I cry. I cry about things that matter to me. That drive me each day at Graphicly. Do you know how amazing it is to see people accomplish things and see the look in their eyes when they know, really know, deep down inside, that it was through their effort that they achieved that accomplishment, and the accolades and respect that they have garnered for themselves is so well deserved that it actually doesnt need to be reinforced?

So, at least once a day, while watching TV or a movie, I find myself choked up.

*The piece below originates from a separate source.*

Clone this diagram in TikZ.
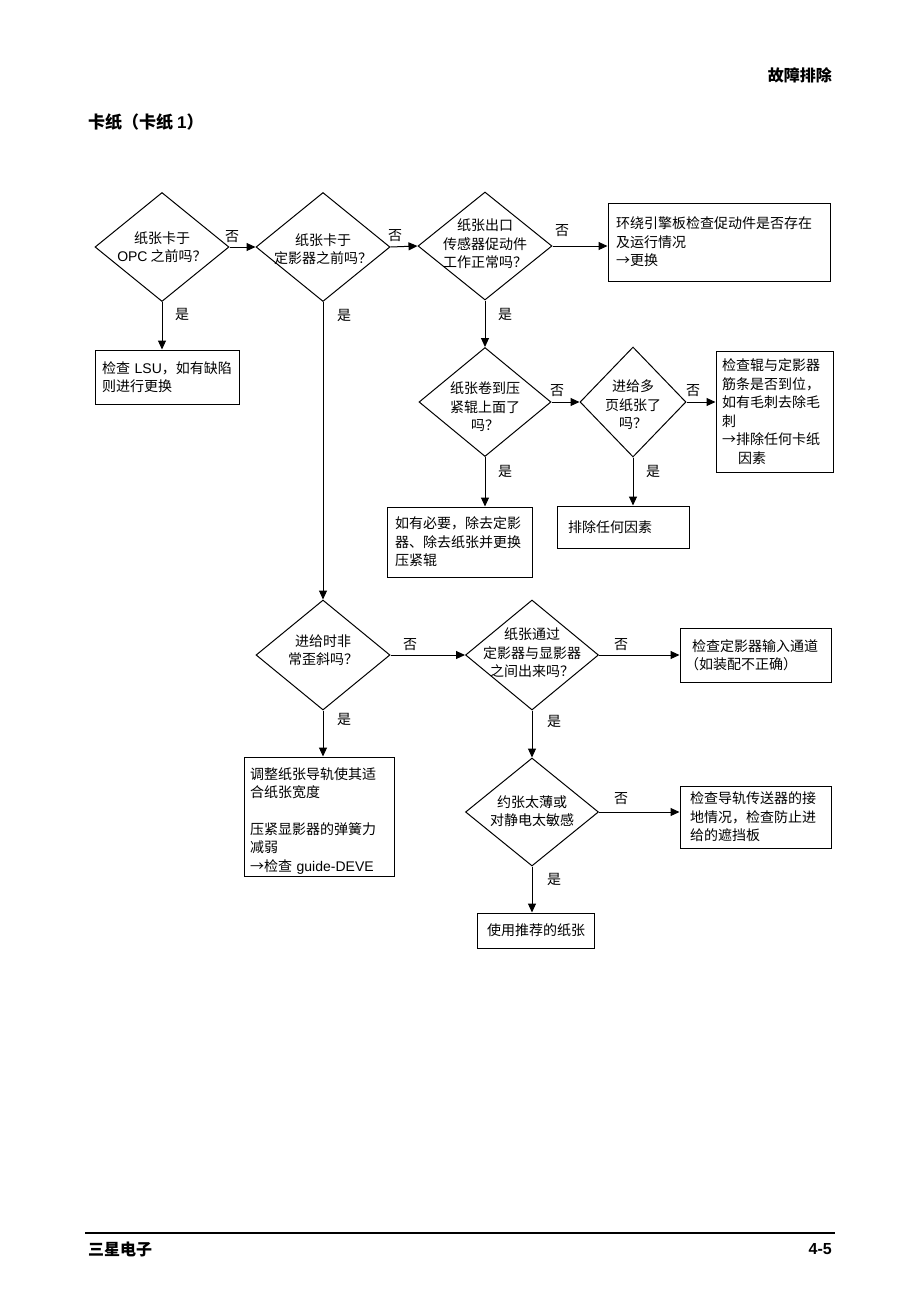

And it reminds me that my purpose is to help people find ways to learn that they are able to do the things that they have set out to accomplish.

At Graphicly, we ask everyone to think about three questions:

  • “What can I do today that helps Graphicly today?”
  • “What can I do tomorrow that helps Graphicly tomorrow”
  • “What do I want out of this experience.”

Because its when those three questions intersect that people truly become engaged and are able to accomplish wonderful things.

As I get ready to bail out of Graphicly for the day, I am excited to head home and watch a movie. Im thinking something light. Perhaps Schnidler’s List? I probably wont cry at all.